The Treaty of Passarowitz (1718) handed Oltenia to Habsburg administration as the 'Banat of Craiova'—the only Danubian Principality territory ever placed under Austrian rule. Austrian officials introduced Enlightened reforms (organized guilds, postal system, Latin teaching) and attempted Catholicization: Orthodox monasteries were submitted to the Serbian Bishop in Belgrade, Catholic monastic rules were imposed on Orthodox monks, and the designation 'Oltenia' was formalized as distinct from Wallachia/Muntenia. After the 1739 Treaty of Belgrade returned Oltenia to Ottoman suzerainty, Phanariote princes further eroded regional autonomy by moving the Bănia seat from Craiova to Bucharest (1761). This double disruption generated hajduk (outlaw) resistance traditions that crystallized in Tudor Vladimirescu's 1821 Pandur uprising, launched from his Gorj County homeland with the Proclamation of Padeș. In the Mehedinți borderland, the Serbian-heritage community of Svinița—90% Serbian by census—maintained bilingual identity at the Danube's edge, a living reminder that Oltenia's western frontier has always been a cultural threshold.

Chapter

Ottoman Suzerainty & Wallachian Regional Governance

1500 - 1718

Under Ottoman suzerainty, Oltenia developed semi-autonomous governance through the Bănia Craiovei—the Great Banship covering the western third of Wallachia, with its own flags, minting rights, and distinct administrative identity. The Ban of Craiova ranked as the second-highest office in Wallachia, and the Bănia's patronage of monasteries and feast-day fairs sustained a regional cultural identity separate from Muntenia.

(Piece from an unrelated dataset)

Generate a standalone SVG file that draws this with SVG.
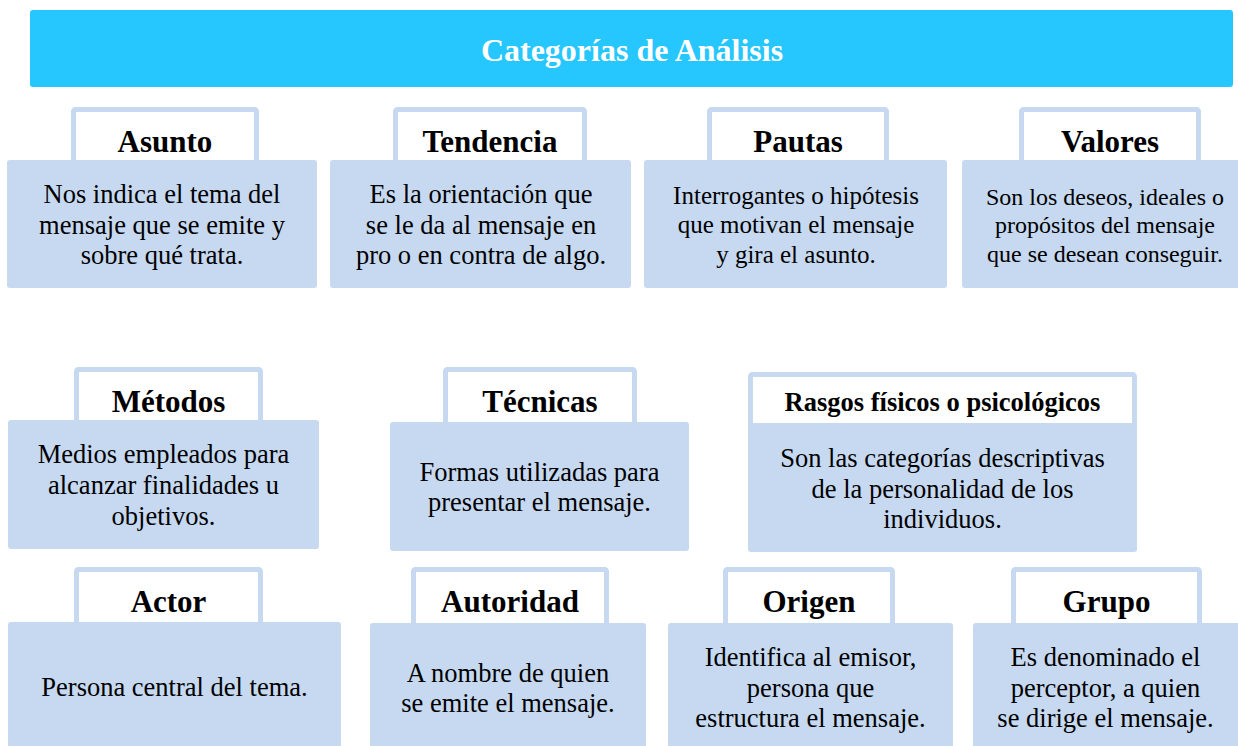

The Brancovan synthesis produced Horezu Monastery (founded 1690, consecrated 1693)—a masterpiece blending Byzantine, Ottoman, and Renaissance elements into the Brâncovenesc style that shaped Oltenia's visual vocabulary for centuries, from church frescoes to Horezu pottery motifs. The Râmnicu Vâlcea printing press (1705), founded by the Georgian-born Antim Ivireanul, printed Orthodox service books that standardized liturgical practice across Oltenia and Transylvania. Step into Casa Băniei (built 1699) and you enter the seat of Oltenia's medieval autonomy—now housing the Museum of Ethnography, a symbolic convergence of political and cultural memory.